Ok, so after actually starting a week of both middle school and my final grad school class, I have a new goal for 2015-16–embrace math talks. As part of my final class to get my masters, my adviser suggested I start utilizing pattern talks as a way to build understanding of slope and y-intercept among my 8th graders. I’ve dabbled in math talks before, attended sessions at conferences, read blogs and articles online. I love the premise and I whole-heartedly believe in their potential, but completely lack the confidence in myself to facilitate the kinds of talks I’d read about.
It wasn’t until I started to read Number Talks: Helping Children Build Mental Math and Computation Strategies by Sherry Parrish that my efficacy started to increase. She suggested starting with 5 small steps that suddenly made math talks seem much more attainable:
- Start with smaller problems to elicit multiple strategies
- Anticipate solutions and strategies and be prepared to share a strategy from a “previous student”
- Ok to put a student solution on the “back burner” – this was really important for me to read as I thought about my lack of confidence in leading a discussion.
- Limit talk to 5-15 min. This is really important for maximizing engagement. I don’t know if it’s a teacher thing, but I have this gut instinct for more, make it longer, talk about it more, when really I should just move on, end it, do a follow-up activity, but end the talk. Do the talk in the last 10 min of class if you’re worried about sticking to this.
- Be patent with myself and my students. Be willing to make mistakes, learn from them, and try again.
I use four terms to differentiate between four different types of talks I’ve been having:
- Pattern talk: putting a pattern on the board and asking students to make predictions about the next step
- Figure talk: scaffold up to a pattern talk by putting just a figure on the board and asking students “What do you see? How do you see it?”
- Number Talk: mental math computation like -75 + 12
- Math Talk: overall term for all of these different talks
Reflections so far:
8th grade
Overall Goal for the year: build understanding of slope and y-intercept using pattern talks
Started with a figure talk as a way of building up to a pattern talk.
Waited until all thumbs were up (it was pretty fast; this wasn’t meant to be hard).
All of the different strategies I recorded:
The first kid I called on thought I was insane. She just counted each tile one-by-one and didn’t understand why I was so interested in how she saw the figure. I think she assumed everyone did the same thing. Other kids immediately raised their hands, though, eager to share that they had seen it much differently.
What I did:
- Asked students to hold a thumb up in front of their chest when they had an answer; hold up a second finger if they had two different ways of getting the same answer
- Called on one student to share # of tiles and then asked if there were any other solutions before asking for strategies
- Anticipated different ways students would see the tiles
- Pre-planned how I would record student thinking
What I didn’t do:
- Ask “What do you see? How do you see it?” This was originally suggested to me by some research, but a colleague phrased it like that in her first class and got crickets.
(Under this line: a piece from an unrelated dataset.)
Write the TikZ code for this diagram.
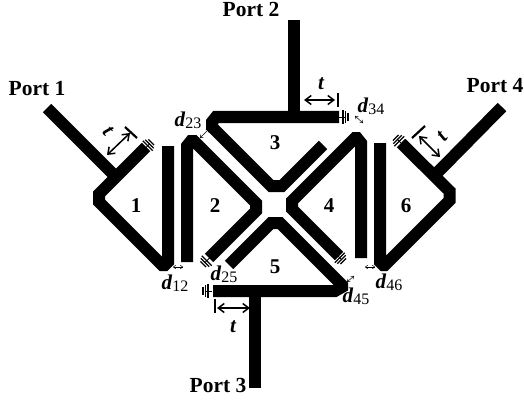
\documentclass[tikz,border=0pt]{standalone}
\usepackage{fontspec}
\setmainfont{Liberation Serif}
\usetikzlibrary{arrows.meta}
\tikzset{
  strip/.style={line width=12pt},
  portlabel/.style={font=\fontsize{21.5}{21.5}\selectfont\bfseries, inner sep=0pt},
  number/.style={font=\fontsize{21}{21}\selectfont\bfseries, inner sep=0pt},
  dlabel/.style={font=\fontsize{21}{21}\selectfont, inner sep=0pt},
  tlabel/.style={font=\fontsize{21}{21}\selectfont\bfseries\itshape, inner sep=0pt},
  dimarrow/.style={line width=1.5pt, {Straight Barb[length=6pt,width=9pt]}-{Straight Barb[length=6pt,width=9pt]}},
  dimbar/.style={line width=2.2pt},
  gaparrow/.style={line width=.5pt, {To[length=3pt,width=4pt]}-{To[length=3pt,width=4pt]}},
  endcap/.pic={
    \draw [line width=1pt] (-4,0) -- (3,0);
    \draw [line width=1.2pt] (-1,-7) -- (-1,7);
    \draw [line width=1.2pt] (-3.5,-6) -- (-3.5,6);
    \draw [line width=1.2pt] (-6,-4) -- (-6,4);
  }
}
\newcommand{\dd}[1]{\textbf{\textit{d}}\raisebox{-.25ex}{\fontsize{16}{16}\selectfont #1}}
\begin{document}
\begin{tikzpicture}[x=1pt,y=-1pt]
\useasboundingbox (0,0) rectangle (524,401);
% resonators
\draw [strip] (146,147) -- (99,194) -- (99,202) -- (162,265) -- (165,265) -- (168,262) -- (168,146);
\draw [strip] (187,262) -- (187,146) -- (191,141) -- (194,141) -- (256,203) -- (256,211) -- (209,258);
\draw [strip] (339,117) -- (216,117) -- (212,122) -- (212,127) -- (271,186) -- (282,186) -- (323,145);
\draw [strip] (339,256) -- (292,209) -- (292,201) -- (355,138) -- (357,138) -- (361,143) -- (361,258);
\draw [strip] (213,291) -- (335,291) -- (342,287) -- (342,285) -- (280,223) -- (271,223) -- (229,265);
\draw [strip] (380,143) -- (380,262) -- (383,265) -- (385,265) -- (449.5,200.5) -- (449.5,191) -- (401,143);
% ports
\draw [strip] (47,108) -- (113,174);
\draw [strip] (294,20) -- (294,117);
\draw [strip] (255,291) -- (255,388);
\draw [strip] (502,107) -- (436,174);
\node (port1) [portlabel] at (37,89) {Port 1};
\node (port2) [portlabel] at (251,9.5) {Port 2};
\node (port3) [portlabel] at (218,385) {Port 3};
\node (port4) [portlabel] at (495,86) {Port 4};
\node (res1) [number] at (136,206) {1};
\node (res2) [number] at (215,206) {2};
\node (res3) [number] at (275,143) {3};
\node (res4) [number] at (329,206) {4};
\node (res5) [number] at (275,267) {5};
\node (res6) [number] at (406,206) {6};
% gaps
\node (d23) [dlabel] at (188,120) {\dd{23}};
\node (d34) [dlabel] at (371,106) {\dd{34}};
\node (d12) [dlabel] at (175,283) {\dd{12}};
\node (d25) [dlabel] at (224,274) {\dd{25}};
\node (d45) [dlabel] at (356,296) {\dd{45}};
\node (d46) [dlabel] at (389,282) {\dd{46}};
\draw [gaparrow] (173,267) -- (183,267);
\draw [gaparrow] (365,267) -- (375,267);
\draw [gaparrow] (200,138) -- (209,129);
\draw [gaparrow] (355,116) -- (363,123);
\draw [gaparrow] (347,282) -- (354,276);
% open ends
\pic [rotate=-135] at (147,146.5) {endcap};
\pic [rotate=45] at (207.5,260) {endcap};
\pic [rotate=180] at (342,117) {endcap};
\pic at (209,291) {endcap};
\pic [rotate=135] at (339,257) {endcap};
\pic [rotate=-45] at (400,142) {endcap};
% widths
\node (t1) [tlabel, rotate=-50] at (108,131) {t};
\node (t2) [tlabel] at (321,84) {t};
\node (t3) [tlabel] at (233,327) {t};
\node (t4) [tlabel, rotate=50] at (442,137) {t};
\draw [dimarrow] (107,155) -- (130,133);
\draw [dimbar] (125,127) -- (137,138);
\draw [dimarrow] (304,100) -- (335,100);
\draw [dimbar] (338,93) -- (338,107);
\draw [dimarrow] (217,308) -- (250,308);
\draw [dimbar] (215,299) -- (215,313);
\draw [dimarrow] (419,136) -- (440,157);
\draw [dimbar] (412,138) -- (425,126);
\end{tikzpicture}
\end{document}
By changing the question to the one posted, we got much richer strategies and solutions.
- Have students talk to each other about different strategies
- Follow-up – ask students to do something after the talk to hold them accountable
What I want to do next:
- Pre-plan some student-to-student communication either by asking students to re-state in their own words what they heard a classmate say or by planning some Turn/Pair/Shares where students have to talk to a partner about a particular strategy. Not sure how to make this a rich, meaningful experience yet.
- Try a pattern talk now that they have seen that there are different ways of looking at a figure.
7th grade:
Overall goal: adding and subtracting integers and rational numbers (I know, integers are rational numbers, but I always feel like I need to delineate)
Number talks that have been productive:
2 + 2 + 2 + 2 + 2 + -2 + -2 + -2 =
These encouraged the idea of using opposites to add integers and connection between adding a negative and subtracting a positive. This also served as a great segway to talking about subtracting with the balloons and weights model.
As I think about planning math number talks, there are 5 things I’ve decided I need to think about beforehand (at this point anyway):
- What strategy/concept am I trying to highlight?
- Anticipate solutions – wrong and right
- How will I record solutions?
- How will I get students to talk to each other about different strategies presented during the talk?
- will I ask a student to repeat what they heard someone else say in their own words?
- Will I plan a turn/pair/share question to get students to discuss some aspect or make connections between different strategies?
- Follow-up: What will I ask my students to do to hold them accountable to Math Talk?
- hold them accountable to a particular strategy or accountable to whole talk?